Midnight in Paris: Painting

Rating: 4.5/5

Imagine a blank palette. No wait! Imagine a beautiful painting, of anything for that matter. Now forget that. Imagine a blank palette. Visualize the artist mixing a range of colours on this palette. Now he paints the blank canvas with strokes of colours that turns into a very beautiful picture beyond words. You look at this picture and you realize this is larger than life. That this painting could have been just mediocre but it wasn't. It could be just another painting in the gallery, but it isn't. It would be outcast by many more to come, only it won't. That is how one would feel watching the movie 'Midnight in Paris'. The director's cut is shown in the two minutes of the movie. It speaks volumes of his expertise that he took advantage of, to express his love for the city. I wouldn't call myself a Woody Allen fan, but I was bowled over by this movie. If I knew any better and I had watched many more of his movies, I'd call this his masterpiece.

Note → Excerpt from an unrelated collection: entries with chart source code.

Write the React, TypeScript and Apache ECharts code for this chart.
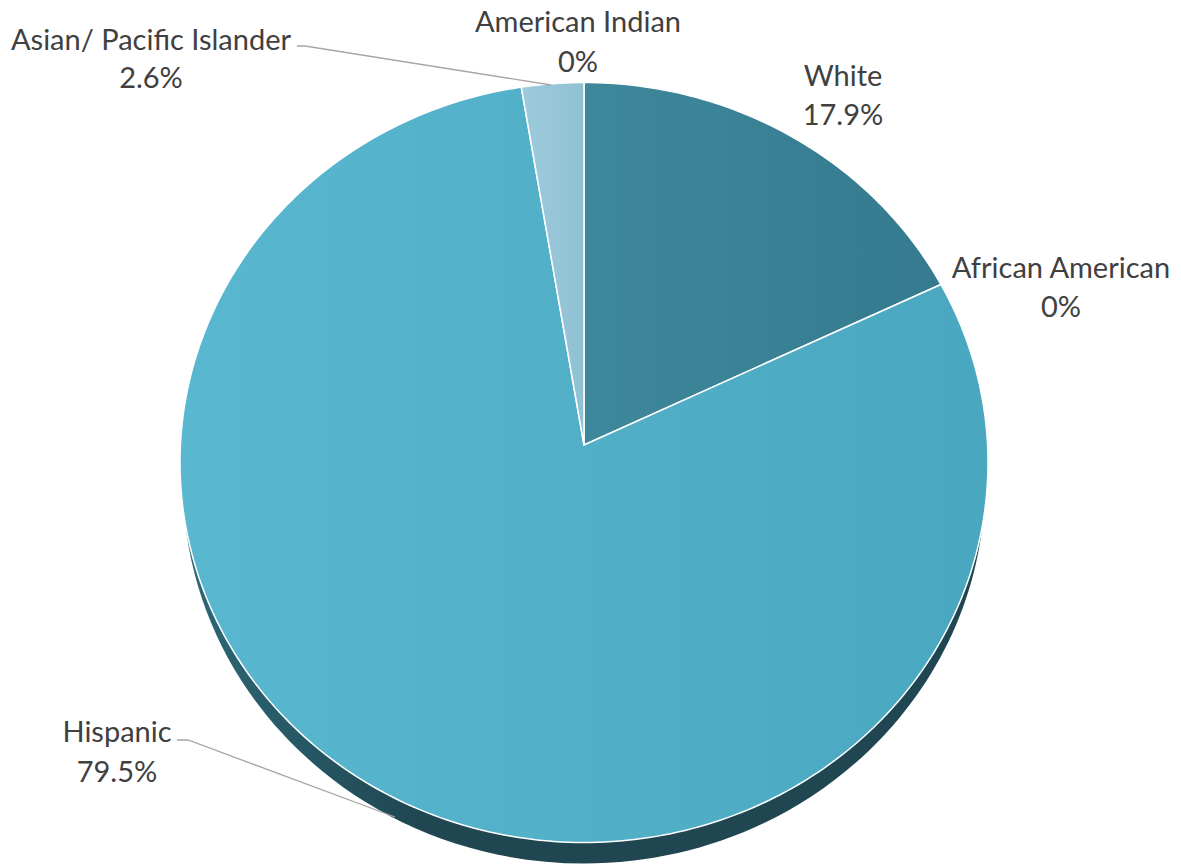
import React, { useEffect, useRef } from "react";
import * as echarts from "echarts";

const categories = ["White", "African American", "Hispanic", "Asian/ Pacific Islander", "American Indian"];
const values = [17.9, 0, 79.5, 2.6, 0];

// label layout: [centerX, nameY, valueY]
const LABEL_LAYOUT: number[][] = [
  [843, 74, 113],
  [1061, 266, 305],
  [117, 730, 770],
  [151, 38, 76],
  [578, 20, 60],
];
// leader lines for labels that have them
const LEADERS: Record<number, number[][]> = {
  2: [[177, 740], [188, 740], [395, 817]],
  3: [[297, 46], [305, 46], [551, 85]],
};

const FILLS = [
  ["#3e889c", "#357a8e"],
  ["#4aa7c0", "#4aa7c0"],
  ["#59b7d0", "#4aa7c0"],
  ["#9ccbdc", "#90c1d3"],
  ["#cccccc", "#cccccc"],
];

const CX = 584, CY = 462.5, RX = 404, RY = 380;
const APEX_X = 584, APEX_Y = 445;
const DEPTH = 20;

function rimPoint(theta: number): number[] {
  const dx = RX * Math.sin(theta);
  const dy = -RY * Math.cos(theta);
  const ox = APEX_X - CX, oy = APEX_Y - CY;
  const a = (dx / RX) ** 2 + (dy / RY) ** 2;
  const b = 2 * ((ox * dx) / (RX * RX) + (oy * dy) / (RY * RY));
  const c = (ox / RX) ** 2 + (oy / RY) ** 2 - 1;
  const t = (-b + Math.sqrt(b * b - 4 * a * c)) / (2 * a);
  return [APEX_X + t * dx, APEX_Y + t * dy];
}

export default function App() {
  const ref = useRef<HTMLDivElement>(null);
  useEffect(() => {
    if (!ref.current) return;
    const chart = echarts.init(ref.current, undefined, { renderer: "svg" });
    const total = values.reduce((s, v) => s + v, 0);
    const starts: number[] = [];
    let acc = 0;
    values.forEach((v) => {
      starts.push(acc);
      acc += v;
    });
    const font = "Lato, 'Open Sans', sans-serif";
    chart.setOption({
      animation: false,
      backgroundColor: "#ffffff",
      graphic: [
        {
          type: "ellipse",
          z: 0,
          shape: { cx: CX, cy: CY + DEPTH, rx: RX - 3, ry: RY + 1 },
          style: {
            fill: {
              type: "linear",
              x: 0, y: 0, x2: 1, y2: 0,
              colorStops: [
                { offset: 0, color: "#2e6877" },
                { offset: 0.3, color: "#1f4651" },
                { offset: 1, color: "#1f4651" },
              ],
            },
          },
        },
      ],
      series: [
        {
          type: "custom",
          coordinateSystem: "none",
          z: 5,
          data: categories.map((name, i) => ({ name, value: values[i] })),
          renderItem: (params: any, api: any) => {
            const i = params.dataIndex;
            const v = api.value(0) as number;
            const children: any[] = [];
            if (v > 0) {
              const a0 = (starts[i] / total) * Math.PI * 2;
              const a1 = ((starts[i] + v) / total) * Math.PI * 2;
              const steps = Math.max(2, Math.ceil(((a1 - a0) * 180) / Math.PI));
              const pts: number[][] = [[APEX_X, APEX_Y]];
              for (let k = 0; k <= steps; k++) {
                pts.push(rimPoint(a0 + ((a1 - a0) * k) / steps));
              }
              children.push({
                type: "polygon",
                shape: { points: pts },
                style: {
                  fill: {
                    type: "linear",
                    x: 0, y: 0, x2: 1, y2: 0,
                    colorStops: [
                      { offset: 0, color: FILLS[i][0] },
                      { offset: 1, color: FILLS[i][1] },
                    ],
                  },
                  stroke: "#ffffff",
                  lineWidth: 1.5,
                  lineJoin: "round",
                },
              });
            }
            const lay = LABEL_LAYOUT[i];
            const lead = LEADERS[i];
            if (lead) {
              children.push({
                type: "polyline",
                z2: 10,
                shape: { points: lead },
                style: { stroke: "#a6a6a6", lineWidth: 1.3, fill: null },
              });
            }
            children.push({
              type: "text",
              z2: 20,
              x: lay[0],
              y: lay[1],
              style: {
                text: categories[i],
                align: "center",
                verticalAlign: "middle",
                fill: "#404040",
                fontSize: 29,
                fontFamily: font,
              },
            });
            children.push({
              type: "text",
              z2: 20,
              x: lay[0],
              y: lay[2],
              style: {
                text: `${v}%`,
                align: "center",
                verticalAlign: "middle",
                fill: "#404040",
                fontSize: 29,
                fontFamily: font,
              },
            });
            return { type: "group", children };
          },
        },
      ],
    });
    return () => chart.dispose();
  }, []);
  return (
    <div
      ref={ref}
      style={{ position: "absolute", left: 0, top: 0, width: 1181, height: 865, background: "#fff" }}
    />
  );
}
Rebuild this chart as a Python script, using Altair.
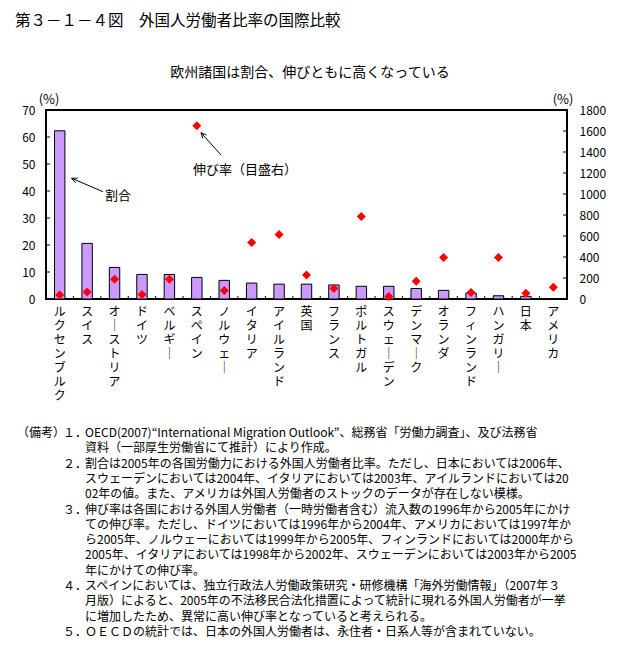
import math
import altair as alt
import pandas as pd

FONT = "Noto Sans CJK JP"

countries = ["ルクセンブルク", "スイス", "オーストリア", "ドイツ", "ベルギー", "スペイン",
             "ノルウェー", "イタリア", "アイルランド", "英国", "フランス", "ポルトガル",
             "スウェーデン", "デンマーク", "オランダ", "フィンランド", "ハンガリー", "日本", "アメリカ"]
ratio = [62.3, 20.6, 11.7, 9.1, 9.1, 8.0, 6.9, 5.9, 5.5, 5.5, 5.2, 4.7, 4.7, 3.9, 3.2, 2.2, 1.2, 1.0, None]
growth = [38, 66, 187, 44, 187, 1651, 82, 538, 614, 228, 101, 785, 25, 168, 396, 63, 396, 54, 111]
left_ticks = [0, 10, 20, 30, 40, 50, 60, 70]
right_ticks = [0, 200, 400, 600, 800, 1000, 1200, 1400, 1600, 1800]

title_text = "第３－１－４図　外国人労働者比率の国際比較"
subtitle_text = "欧州諸国は割合、伸びともに高くなっている"
note_numbers = ["１．", "", "２．", "", "", "３．", "", "", "", "", "４．", "", "", "５．"]
note_lines = [
    "OECD(2007)“International Migration Outlook”、総務省「労働力調査」、及び法務省",
    "資料（一部厚生労働省にて推計）により作成。",
    "割合は2005年の各国労働力における外国人労働者比率。ただし、日本においては2006年、",
    "スウェーデンにおいては2004年、イタリアにおいては2003年、アイルランドにおいては20",
    "02年の値。また、アメリカは外国人労働者のストックのデータが存在しない模様。",
    "伸び率は各国における外国人労働者（一時労働者含む）流入数の1996年から2005年にかけ",
    "ての伸び率。ただし、ドイツにおいては1996年から2004年、アメリカにおいては1997年か",
    "ら2005年、ノルウェーにおいては1999年から2005年、フィンランドにおいては2000年から",
    "2005年、イタリアにおいては1998年から2002年、スウェーデンにおいては2003年から2005",
    "年にかけての伸び率。",
    "スペインにおいては、独立行政法人労働政策研究・研修機構「海外労働情報」（2007年３",
    "月版）によると、2005年の不法移民合法化措置によって統計に現れる外国人労働者が一挙",
    "に増加したため、異常に高い伸び率となっていると考えられる。",
    "ＯＥＣＤの統計では、日本の外国人労働者は、永住者・日系人等が含まれていない。",
]

W, H = 521, 189
df = pd.DataFrame({"country": countries, "ratio": ratio, "growth": growth})
one = pd.DataFrame({"a": [0]})

# one row per character of each (vertically written) country label
chars = pd.DataFrame([
    {"country": c, "k": k, "ch": ("｜" if ch == "ー" else ch)}
    for c in countries for k, ch in enumerate(c)
])

xenc = alt.X("country:N", sort=countries,
             scale=alt.Scale(paddingInner=0, paddingOuter=0), axis=None)

bars = alt.Chart(df).mark_bar(fill="#CC99FF", stroke="black", strokeWidth=1,
                              width=alt.RelativeBandSize(0.38)).encode(
    x=xenc,
    y=alt.Y("ratio:Q", scale=alt.Scale(domain=[0, 70]),
            axis=alt.Axis(title=None, values=left_ticks, grid=False, ticks=False, domain=False,
                          labelFont=FONT, labelFontSize=12, labelColor="black", labelPadding=11,
                          format="d", orient="left")),
)

pts = alt.Chart(df).mark_point(shape="diamond", filled=True, color="#FF0000", size=81, opacity=1).encode(
    x=xenc,
    y=alt.Y("growth:Q", scale=alt.Scale(domain=[0, 1800]),
            axis=alt.Axis(title=None, values=right_ticks, grid=False, ticks=False, domain=False,
                          labelFont=FONT, labelFontSize=12, labelColor="black", labelPadding=12,
                          format="d", labelAlign="left", orient="right")),
)

LBL_LH = 14.1
xlabel_layers = []
for k in range(int(chars["k"].max()) + 1):
    xlabel_layers.append(
        alt.Chart(chars).transform_filter(alt.datum.k == k).mark_text(
            font=FONT, fontSize=12, baseline="middle", align="center", color="black"
        ).encode(x=xenc, y=alt.value(H + 12.5 + k * LBL_LH), text="ch:N")
    )

lt = alt.Chart(pd.DataFrame({"v": left_ticks})).mark_rule(color="black", strokeWidth=1).encode(
    y=alt.Y("v:Q", scale=alt.Scale(domain=[0, 70]), axis=None),
    x=alt.value(0), x2=alt.value(4))
rt = alt.Chart(pd.DataFrame({"v": right_ticks})).mark_rule(color="black", strokeWidth=1).encode(
    y=alt.Y("v:Q", scale=alt.Scale(domain=[0, 1800]), axis=None),
    x=alt.value(W - 4), x2=alt.value(W))
bt = alt.Chart(pd.DataFrame({"country": countries[1:]})).mark_rule(color="black", strokeWidth=1).encode(
    x=alt.X("country:N", sort=countries, bandPosition=0, axis=None),
    y=alt.value(H), y2=alt.value(H - 3))


def txt(text, x, y, size, align="center", baseline="middle"):
    return alt.Chart(one).mark_text(text=text, font=FONT, fontSize=size, align=align,
                                    baseline=baseline, color="black").encode(
        x=alt.value(x), y=alt.value(y))


def seg(x1, y1, x2, y2):
    return alt.Chart(one).mark_rule(color="black", strokeWidth=1).encode(
        x=alt.value(x1), y=alt.value(y1), x2=alt.value(x2), y2=alt.value(y2))


def arrow(tx, ty, hx, hy, L=6, ang=25):
    dx, dy = tx - hx, ty - hy
    n = math.hypot(dx, dy)
    ux, uy = dx / n, dy / n
    out = [seg(tx, ty, hx, hy)]
    for s in (1, -1):
        a = math.radians(ang * s)
        rx = ux * math.cos(a) - uy * math.sin(a)
        ry = ux * math.sin(a) + uy * math.cos(a)
        out.append(seg(hx, hy, hx + L * rx, hy + L * ry))
    return out


NY = 323
LH = 15.3
ann = [
    txt(title_text, -31, -89, 15.5, align="left"),
    txt(subtitle_text, 264, -37, 14),
    txt("(%)", 3, -10, 13),
    txt("(%)", 517, -10, 13),
    txt("割合", 72, 86, 13),
    txt("伸び率（目盛右）", 199, 60, 13),
    txt("（備考）", -29, NY, 12, align="left"),
]
for i, (num, line) in enumerate(zip(note_numbers, note_lines)):
    if num:
        ann.append(txt(num, 17, NY + i * LH, 12, align="left"))
    ann.append(txt(line, 39, NY + i * LH, 12, align="left"))
ann += arrow(57, 81.7, 25.7, 68.3)
ann += arrow(175, 45, 155, 22.7)

chart = alt.layer(bars, pts, *xlabel_layers, lt, rt, bt, *ann).resolve_scale(y="independent").properties(
    width=W, height=H,
    autosize=alt.AutoSizeParams(type="none"),
    padding={"left": 38, "top": 102, "right": 50, "bottom": 355},
).configure(font=FONT).configure_view(stroke="black", strokeWidth=2)

chart.save("out.html", embed_options={"renderer": "svg", "actions": False})
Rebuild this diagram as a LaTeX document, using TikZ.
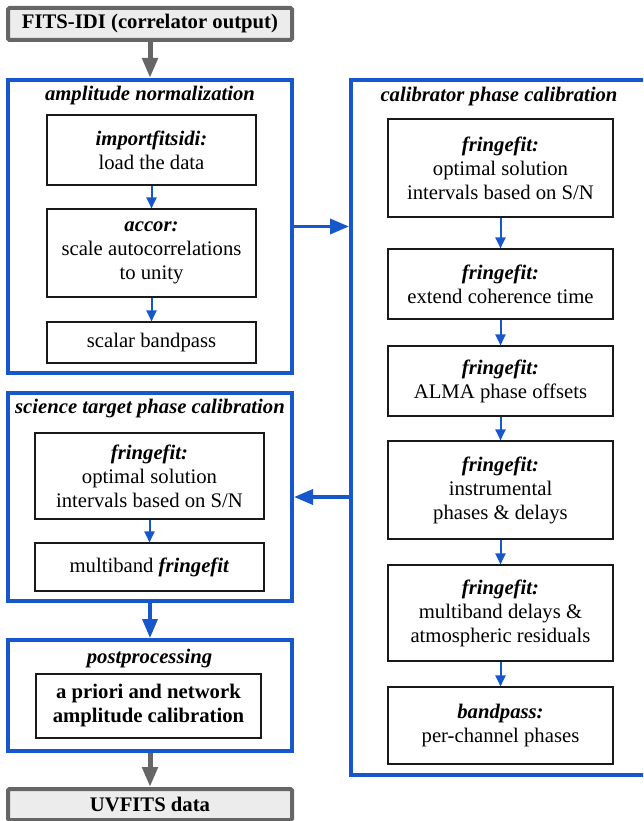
\documentclass[tikz,border=0pt]{standalone}
\usepackage{fontspec}
\setmainfont{Liberation Serif}
\usetikzlibrary{arrows.meta,calc}
\definecolor{flowblue}{RGB}{22,88,204}
\definecolor{edgegray}{RGB}{102,102,102}
\definecolor{fillgray}{RGB}{236,236,236}
\begin{document}
\begin{tikzpicture}[x=1pt,y=-1pt,
  every node/.style={font=\fontsize{20.7}{24}\selectfont, align=center, inner sep=0pt, rectangle},
  group/.style={draw=flowblue, line width=4pt},
  task/.style={draw=black!90, line width=1.1pt, fill=white},
  iobox/.style={draw=edgegray, fill=fillgray, line width=4pt, rounded corners=1.5pt,
    font=\fontsize{20.7}{24}\selectfont\bfseries},
  grouptitle/.style={anchor=base, font=\fontsize{20.7}{24}\selectfont\bfseries\itshape},
  flowarrow/.style={draw=flowblue, line width=2pt, -{Triangle[length=11pt,width=10pt]}},
  bigflow/.style={draw=flowblue, line width=3.5pt, -{Triangle[length=19pt,width=15pt]}},
  grayflow/.style={draw=edgegray, line width=5pt, -{Triangle[length=20pt,width=15pt]}}
]
\path[use as bounding box] (0,0) rectangle (643,821);
\clip (0,0) rectangle (643,821);

% input / output
\node[iobox, minimum width=284pt, minimum height=32pt] (fits) at (150,24) {FITS-IDI (correlator output)};
\node[iobox, minimum width=284pt, minimum height=31pt] (uvfits) at (150,804.5) {UVFITS data};

% groups
\node[group, minimum width=284pt, minimum height=293pt] (amp) at (150,226.5) {};
\node[group, minimum width=300pt, minimum height=695pt] (calib) at (501,427.5) {};
\node[group, minimum width=284pt, minimum height=208pt] (sci) at (150,497) {};
\node[group, minimum width=284pt, minimum height=111pt] (post) at (150,695.5) {};

% titles
\node[grouptitle] (ampt) at (150,101) {amplitude normalization};
\node[grouptitle] (calibt) at (499,102) {calibrator phase calibration};
\node[grouptitle] (scit) at (150,413) {science target phase calibration};
\node[grouptitle] (postt) at (149.5,663) {postprocessing};

% amplitude normalization tasks
\node[task, minimum width=209pt, minimum height=70pt] (imp) at (151.5,150) {\textbf{\textit{importfitsidi:}}\\load the data};
\node[task, minimum width=209pt, minimum height=88pt] (accor) at (151.5,253) {\textbf{\textit{accor:}}\\scale autocorrelations\\to unity};
\node[task, minimum width=209pt, minimum height=41pt] (scalar) at (151.5,342.5) {scalar bandpass};

% calibrator tasks
\node[task, minimum width=225pt, minimum height=98pt] (ff1) at (500.5,168) {\textbf{\textit{fringefit:}}\\optimal solution\\intervals based on S/N};
\node[task, minimum width=225pt, minimum height=70pt] (ff2) at (500.5,284) {\textbf{\textit{fringefit:}}\\extend coherence time};
\node[task, minimum width=225pt, minimum height=70pt] (ff3) at (500.5,381) {\textbf{\textit{fringefit:}}\\ALMA phase offsets};
\node[task, minimum width=225pt, minimum height=98pt] (ff4) at (500.5,490) {\textbf{\textit{fringefit:}}\\instrumental\\phases \& delays};
\node[task, minimum width=225pt, minimum height=96pt] (ff5) at (500.5,613) {\textbf{\textit{fringefit:}}\\multiband delays \&\\atmospheric residuals};
\node[task, minimum width=225pt, minimum height=77pt] (bp) at (500.5,725.5) {\textbf{\textit{bandpass:}}\\per-channel phases};

% science target tasks
\node[task, minimum width=229pt, minimum height=86pt] (sff) at (149.5,476) {\textbf{\textit{fringefit:}}\\optimal solution\\intervals based on S/N};
\node[task, minimum width=229pt, minimum height=48pt] (smb) at (149.5,567) {multiband \textbf{\textit{fringefit}}};

% postprocessing task
\node[task, minimum width=225pt, minimum height=64pt, font=\fontsize{20.7}{24}\selectfont\bfseries] (amcal) at (148.5,706) {a priori and network\\amplitude calibration};

% connectors
\draw[grayflow] (fits.south) -- (amp.north);
\draw[grayflow] (post.south) -- (uvfits.north);
\draw[bigflow] (amp.east) -- (amp.east -| calib.west);
\draw[bigflow] (sci.east -| calib.west) -- (sci.east);
\draw[bigflow] (sci.south) -- (post.north);

\draw[flowarrow] (imp.south) -- (accor.north);
\draw[flowarrow] (accor.south) -- (scalar.north);
\draw[flowarrow] (ff1.south) -- (ff2.north);
\draw[flowarrow] (ff2.south) -- (ff3.north);
\draw[flowarrow] (ff3.south) -- (ff4.north);
\draw[flowarrow] (ff4.south) -- (ff5.north);
\draw[flowarrow] (ff5.south) -- (bp.north);
\draw[flowarrow] (sff.south) -- (smb.north);
\end{tikzpicture}
\end{document}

I want to say the first two minutes are the best part of the movie, at least that is what I felt when I started watching the movie. I was too apprehensive about watching a Woody Allen movie that I didn't really care for the rest of the movie at the beginning. First two mins into the movie and I was too overwhelmed by the beauty of Paris thrown at my face. As the movie progressed, it unveiled the charm of the city in the backdrop.

The city seems to allure the lead character and engulf him in its past. The golden age, as idealized by everyone, is usually a surreal period where nostalgia meets our knowledge of great people in the noteworthy past. The director's touch was felt when nostalgia merged with the modern charm not in a flashback but through inexplicable magic. The director lets us travel to the past and peek into the famous 20's lives of Fitzgerald, Hemingway, Picasso and other notable artists of the time. As the calendar dates further into the past, the director makes us feel that the 'golden age' for a person will always be anything in the past unless he embraces the present with enthusiasm. The actors did quite a job by acting out the parts lightly with no overdo. The music score, the cinematography and the screenplay added feathers to his cap.

By the end of the movie, Woody Allen made me wish that I had watched it before I visited the city of love, myself.